13.7.1 Controlling Layout

Code
(p_scatter | p_box) / p_bar +
 plot_layout(heights = c(2, 1))

13.7.2 Adding a Shared Title and Tags

Tags automatically label your panels A, B, C – perfect for reports and papers:

Code
(p_scatter | p_box) / p_bar +
 plot_annotation(
 title = "Overview of the mpg Dataset",
 subtitle = "Three complementary views of the data",
 caption = "Source: EPA fuel economy data",
 tag_levels = "A"
 ) +
 plot_layout(heights = c(2, 1))

13.7.3 Sharing a Legend Across Plots

When multiple plots use the same color scheme, collect the legends into one:

Code
p_a <- ggplot(mpg, aes(x = displ, y = hwy, color = drv)) +
 geom_point()

p_b <- ggplot(mpg, aes(x = cty, y = hwy, color = drv)) +
 geom_point()

p_a + p_b +
 plot_layout(guides = "collect") +
 plot_annotation(title = "Shared Legend Between Plots")

13.8 Summary

Here is your customization toolkit at a glance:

  1. Themes – Use theme_minimal() or theme_bw() for clean, professional charts. Try ggthemes for publication-specific styles. Set a global default with theme_set().

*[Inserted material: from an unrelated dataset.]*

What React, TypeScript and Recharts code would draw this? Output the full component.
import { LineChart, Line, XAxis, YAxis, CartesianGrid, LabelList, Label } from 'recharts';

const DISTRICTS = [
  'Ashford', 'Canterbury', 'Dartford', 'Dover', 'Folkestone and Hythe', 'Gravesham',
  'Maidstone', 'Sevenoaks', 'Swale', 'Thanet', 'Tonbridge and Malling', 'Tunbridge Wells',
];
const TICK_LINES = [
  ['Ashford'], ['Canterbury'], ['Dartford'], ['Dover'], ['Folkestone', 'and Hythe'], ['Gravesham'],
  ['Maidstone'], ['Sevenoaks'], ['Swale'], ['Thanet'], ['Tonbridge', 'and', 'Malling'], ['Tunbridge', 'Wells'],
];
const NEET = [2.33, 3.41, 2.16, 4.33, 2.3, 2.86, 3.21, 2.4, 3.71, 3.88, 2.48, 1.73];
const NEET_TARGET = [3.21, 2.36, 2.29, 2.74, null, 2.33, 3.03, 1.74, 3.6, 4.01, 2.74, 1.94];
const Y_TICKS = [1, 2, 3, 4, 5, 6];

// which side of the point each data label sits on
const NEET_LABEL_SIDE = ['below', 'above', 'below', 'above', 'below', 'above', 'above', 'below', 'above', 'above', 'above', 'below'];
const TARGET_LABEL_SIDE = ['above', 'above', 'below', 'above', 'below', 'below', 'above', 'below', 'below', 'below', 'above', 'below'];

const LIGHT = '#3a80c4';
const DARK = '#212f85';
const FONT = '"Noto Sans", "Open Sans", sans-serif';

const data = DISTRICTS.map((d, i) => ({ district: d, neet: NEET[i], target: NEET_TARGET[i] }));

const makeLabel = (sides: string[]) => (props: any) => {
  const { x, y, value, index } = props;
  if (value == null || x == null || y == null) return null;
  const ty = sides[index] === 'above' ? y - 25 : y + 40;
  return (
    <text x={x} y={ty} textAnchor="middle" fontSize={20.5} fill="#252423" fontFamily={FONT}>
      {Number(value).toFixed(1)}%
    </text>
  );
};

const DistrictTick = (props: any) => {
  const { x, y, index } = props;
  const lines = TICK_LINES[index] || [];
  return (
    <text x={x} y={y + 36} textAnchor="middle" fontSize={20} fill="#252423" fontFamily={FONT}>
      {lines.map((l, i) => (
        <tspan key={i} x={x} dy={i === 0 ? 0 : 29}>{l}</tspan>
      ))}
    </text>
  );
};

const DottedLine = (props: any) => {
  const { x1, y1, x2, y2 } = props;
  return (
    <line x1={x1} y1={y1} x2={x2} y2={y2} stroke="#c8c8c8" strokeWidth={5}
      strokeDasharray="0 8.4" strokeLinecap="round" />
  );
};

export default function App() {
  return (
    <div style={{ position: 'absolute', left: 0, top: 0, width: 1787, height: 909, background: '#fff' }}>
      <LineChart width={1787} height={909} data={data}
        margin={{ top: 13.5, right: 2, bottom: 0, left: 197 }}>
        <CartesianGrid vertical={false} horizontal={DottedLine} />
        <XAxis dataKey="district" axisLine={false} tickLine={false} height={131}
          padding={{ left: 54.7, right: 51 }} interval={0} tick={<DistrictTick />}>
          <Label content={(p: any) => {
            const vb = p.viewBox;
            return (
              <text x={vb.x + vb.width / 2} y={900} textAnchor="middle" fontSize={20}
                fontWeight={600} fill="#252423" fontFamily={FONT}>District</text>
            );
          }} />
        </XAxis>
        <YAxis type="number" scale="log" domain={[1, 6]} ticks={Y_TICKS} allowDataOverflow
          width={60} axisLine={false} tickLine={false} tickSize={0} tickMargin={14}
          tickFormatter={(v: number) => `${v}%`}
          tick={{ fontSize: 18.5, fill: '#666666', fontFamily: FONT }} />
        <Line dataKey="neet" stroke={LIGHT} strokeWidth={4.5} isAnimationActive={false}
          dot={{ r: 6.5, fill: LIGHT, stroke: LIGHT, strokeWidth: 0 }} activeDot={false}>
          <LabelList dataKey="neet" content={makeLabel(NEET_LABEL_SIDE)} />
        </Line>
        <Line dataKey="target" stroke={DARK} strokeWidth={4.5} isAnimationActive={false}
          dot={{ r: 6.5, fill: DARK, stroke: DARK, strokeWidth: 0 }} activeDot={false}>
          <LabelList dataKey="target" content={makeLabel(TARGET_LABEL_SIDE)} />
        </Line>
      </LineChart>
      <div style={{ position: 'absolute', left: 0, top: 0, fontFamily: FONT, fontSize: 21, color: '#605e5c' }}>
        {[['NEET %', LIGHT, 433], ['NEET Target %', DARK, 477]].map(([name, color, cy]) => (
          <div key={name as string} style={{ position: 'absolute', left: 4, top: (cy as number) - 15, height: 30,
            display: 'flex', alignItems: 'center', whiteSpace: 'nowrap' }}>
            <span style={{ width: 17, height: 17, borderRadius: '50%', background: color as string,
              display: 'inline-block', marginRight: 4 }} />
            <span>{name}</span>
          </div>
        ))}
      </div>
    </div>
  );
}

  2. theme() tweaks – Fine-tune titles, axes, gridlines, and backgrounds with element_text(), element_line(), element_rect(), and element_blank().

  3. Colors – Use scale_color_brewer() for categorical data, scale_color_viridis_c() for continuous data, and scale_color_manual() when you need exact colors.

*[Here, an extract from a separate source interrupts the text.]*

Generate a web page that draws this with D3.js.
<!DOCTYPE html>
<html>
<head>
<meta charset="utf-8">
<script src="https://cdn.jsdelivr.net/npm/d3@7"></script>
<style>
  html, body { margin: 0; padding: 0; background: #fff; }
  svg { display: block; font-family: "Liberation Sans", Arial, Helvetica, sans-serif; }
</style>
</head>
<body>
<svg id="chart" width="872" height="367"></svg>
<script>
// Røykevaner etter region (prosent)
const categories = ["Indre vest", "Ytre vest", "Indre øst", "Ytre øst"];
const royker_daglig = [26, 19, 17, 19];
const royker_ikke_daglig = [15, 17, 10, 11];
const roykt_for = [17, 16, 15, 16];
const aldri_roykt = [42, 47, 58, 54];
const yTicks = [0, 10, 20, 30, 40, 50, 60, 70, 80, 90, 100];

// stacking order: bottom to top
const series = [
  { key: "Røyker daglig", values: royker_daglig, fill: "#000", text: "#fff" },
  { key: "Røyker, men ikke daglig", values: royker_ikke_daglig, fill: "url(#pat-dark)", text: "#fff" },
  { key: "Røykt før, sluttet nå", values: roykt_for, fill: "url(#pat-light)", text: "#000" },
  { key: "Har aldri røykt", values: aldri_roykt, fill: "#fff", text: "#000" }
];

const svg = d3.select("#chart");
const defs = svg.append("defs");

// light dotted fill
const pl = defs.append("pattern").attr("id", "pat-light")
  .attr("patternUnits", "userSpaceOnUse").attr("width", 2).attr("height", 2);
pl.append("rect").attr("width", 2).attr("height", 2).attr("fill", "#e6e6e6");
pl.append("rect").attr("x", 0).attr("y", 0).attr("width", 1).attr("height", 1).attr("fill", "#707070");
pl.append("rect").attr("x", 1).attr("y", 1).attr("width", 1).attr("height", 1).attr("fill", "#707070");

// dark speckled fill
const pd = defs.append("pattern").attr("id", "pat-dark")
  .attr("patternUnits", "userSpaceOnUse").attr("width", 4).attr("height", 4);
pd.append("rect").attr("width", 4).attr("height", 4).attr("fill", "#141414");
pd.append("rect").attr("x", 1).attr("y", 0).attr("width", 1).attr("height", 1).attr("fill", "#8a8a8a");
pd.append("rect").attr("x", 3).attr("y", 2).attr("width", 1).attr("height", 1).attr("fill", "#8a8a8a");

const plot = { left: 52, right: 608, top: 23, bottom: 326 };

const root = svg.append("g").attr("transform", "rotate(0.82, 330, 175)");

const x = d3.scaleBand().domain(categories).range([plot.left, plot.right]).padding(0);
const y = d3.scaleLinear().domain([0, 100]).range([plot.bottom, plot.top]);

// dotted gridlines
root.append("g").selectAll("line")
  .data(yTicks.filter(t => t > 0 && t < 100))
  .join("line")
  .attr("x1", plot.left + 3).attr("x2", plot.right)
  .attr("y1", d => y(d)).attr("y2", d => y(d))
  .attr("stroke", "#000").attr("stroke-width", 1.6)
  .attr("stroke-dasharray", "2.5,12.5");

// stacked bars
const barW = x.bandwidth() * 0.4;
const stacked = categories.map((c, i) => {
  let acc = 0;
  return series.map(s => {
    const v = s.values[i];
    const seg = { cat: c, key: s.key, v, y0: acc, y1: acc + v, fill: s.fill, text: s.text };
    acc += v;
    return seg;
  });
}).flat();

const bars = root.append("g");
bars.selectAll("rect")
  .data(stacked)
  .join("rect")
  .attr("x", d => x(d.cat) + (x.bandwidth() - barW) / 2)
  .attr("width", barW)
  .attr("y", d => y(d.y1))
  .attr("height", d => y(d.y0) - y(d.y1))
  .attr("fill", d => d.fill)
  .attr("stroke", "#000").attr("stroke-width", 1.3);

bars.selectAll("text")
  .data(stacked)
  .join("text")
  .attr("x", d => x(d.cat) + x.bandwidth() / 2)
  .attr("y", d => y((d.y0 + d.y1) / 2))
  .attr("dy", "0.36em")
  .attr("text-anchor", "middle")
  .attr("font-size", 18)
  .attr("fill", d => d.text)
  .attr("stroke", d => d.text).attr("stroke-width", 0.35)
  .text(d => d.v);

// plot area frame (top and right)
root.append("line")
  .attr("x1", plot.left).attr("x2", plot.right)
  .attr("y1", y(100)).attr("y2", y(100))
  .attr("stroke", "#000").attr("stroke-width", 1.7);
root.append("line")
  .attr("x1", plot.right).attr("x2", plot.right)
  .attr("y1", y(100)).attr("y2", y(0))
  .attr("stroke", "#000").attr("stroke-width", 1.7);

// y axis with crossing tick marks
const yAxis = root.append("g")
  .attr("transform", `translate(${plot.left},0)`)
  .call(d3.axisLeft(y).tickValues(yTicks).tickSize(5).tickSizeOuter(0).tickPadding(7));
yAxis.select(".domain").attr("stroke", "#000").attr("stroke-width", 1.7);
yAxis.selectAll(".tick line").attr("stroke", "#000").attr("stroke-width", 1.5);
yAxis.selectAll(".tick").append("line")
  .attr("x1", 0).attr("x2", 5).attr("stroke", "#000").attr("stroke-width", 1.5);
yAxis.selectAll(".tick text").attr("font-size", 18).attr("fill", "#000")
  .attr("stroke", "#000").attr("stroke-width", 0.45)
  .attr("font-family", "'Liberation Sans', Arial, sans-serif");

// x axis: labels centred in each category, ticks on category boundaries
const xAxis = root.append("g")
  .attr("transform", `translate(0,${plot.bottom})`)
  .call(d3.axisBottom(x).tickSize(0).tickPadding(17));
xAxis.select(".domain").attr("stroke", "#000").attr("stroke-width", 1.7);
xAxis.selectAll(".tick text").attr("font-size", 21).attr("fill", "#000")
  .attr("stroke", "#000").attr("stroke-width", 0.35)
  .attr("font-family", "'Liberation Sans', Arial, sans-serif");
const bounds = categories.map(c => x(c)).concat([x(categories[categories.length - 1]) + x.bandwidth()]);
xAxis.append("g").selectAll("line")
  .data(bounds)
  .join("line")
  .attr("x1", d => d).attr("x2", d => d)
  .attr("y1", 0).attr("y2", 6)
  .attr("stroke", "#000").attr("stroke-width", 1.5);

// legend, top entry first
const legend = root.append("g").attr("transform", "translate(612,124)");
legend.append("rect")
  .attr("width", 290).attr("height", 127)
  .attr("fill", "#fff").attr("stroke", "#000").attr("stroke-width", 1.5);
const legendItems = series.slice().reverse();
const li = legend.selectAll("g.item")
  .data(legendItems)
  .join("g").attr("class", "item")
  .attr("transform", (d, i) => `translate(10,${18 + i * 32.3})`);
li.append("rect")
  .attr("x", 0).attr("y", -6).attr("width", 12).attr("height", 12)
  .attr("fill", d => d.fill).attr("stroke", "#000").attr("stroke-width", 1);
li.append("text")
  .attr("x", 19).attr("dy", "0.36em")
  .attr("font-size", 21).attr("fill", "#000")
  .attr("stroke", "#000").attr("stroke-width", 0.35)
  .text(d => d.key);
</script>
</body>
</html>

  4. Axis formatting – Use the scales package for dollar, comma, and percent labels. Use coord_cartesian() to zoom without distorting statistics.

  5. Legends – Move with theme(legend.position = ...). Remove with "none". Customize labels in the scale function.

  6. Annotations – Use annotate() for fixed labels, geom_text() for data-driven labels, and ggrepel to prevent overlaps.

  7. Multi-panel figures – Use patchwork with |, /, plot_layout(), and plot_annotation() to combine charts into a cohesive story.

With these tools, you can take any default ggplot2 chart and turn it into something you would be proud to put in front of a client, a manager, or an audience of 500 people.